Przyznała się, według biegłych była poczytalna
Prokurator przypomniał, że w toku postępowania 33-latka przyznała się do zarzucanych jej czynów oraz złożyła wyjaśnienia.
- W toku śledztwa, z uwagi na charakter sprawy oraz okoliczności zdarzenia, w tym osobę podejrzanej, na wniosek prokuratora, zarządzono obserwację sądowo-psychiatryczną. Biegli psychiatrzy oraz psycholog po przeprowadzeniu obserwacji stwierdzili, iż w tej sprawie nie wystąpiły okoliczności, o których mowa w artykule 31 paragraf 1 lub 2 Kodeksu karnego [mówi on o warunkach odpowiedzialności karnej w sytuacji choroby psychicznej i niepoczytalności - red.] - dodał rzecznik Prokuratury Okręgowej w Warszawie.
Oznacza to, że kobieta w chwili popełnienia czynu była poczytalna.
Dziewięciolatek napisał do babci, że "mama chce ich pozabijać"
Do tragicznej śmierci noworodka doszło na początku września 2022 roku. Jak nieoficjalnie ustaliła wtedy PAP, wcześniej pomiędzy rodzicami miało dojść do kłótni. W końcu mężczyzna wyszedł z mieszkania, a kobieta została sama z trójką dzieci, wtedy doszło do tragedii.
Z ustaleń PAP wynika, że dziewczynka zginęła od ran kłutych w klatkę piersiową. Jej bracia zostali ranni. Trzylatek miał uraz głowy, a dziewięciolatek - ranę ciętą szyi. Starszy z braci tragicznej nocy napisał SMS do babci, że "mama chce ich pozabijać". Rodzina wezwała na miejsce policję.
Nieoficjalnie udało się też ustalić, że dziadkowie i stryj przyjechali do mieszkania w warszawskim Wilanowie. Nie mogli się do niego dostać, bo drzwi były zamknięte. Jednak udało im się skontaktować z dziewięciolatkiem, który zrzucił klucze przez balkon.

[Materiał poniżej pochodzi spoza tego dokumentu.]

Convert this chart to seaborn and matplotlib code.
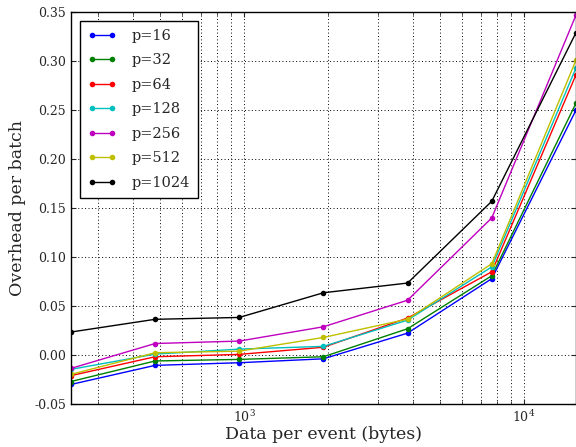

Na miejsce w tym czasie przyjechała też policja, która razem z rodziną małżeństwa weszła do mieszkania. W środku były tylko dzieci.
Matka przed przyjazdem rodziny i policji uciekła z mieszkania. Do zatrzymania na cmentarzu w Starych Babicach kobieta błąkała się m.in. po Ożarowie Mazowieckim.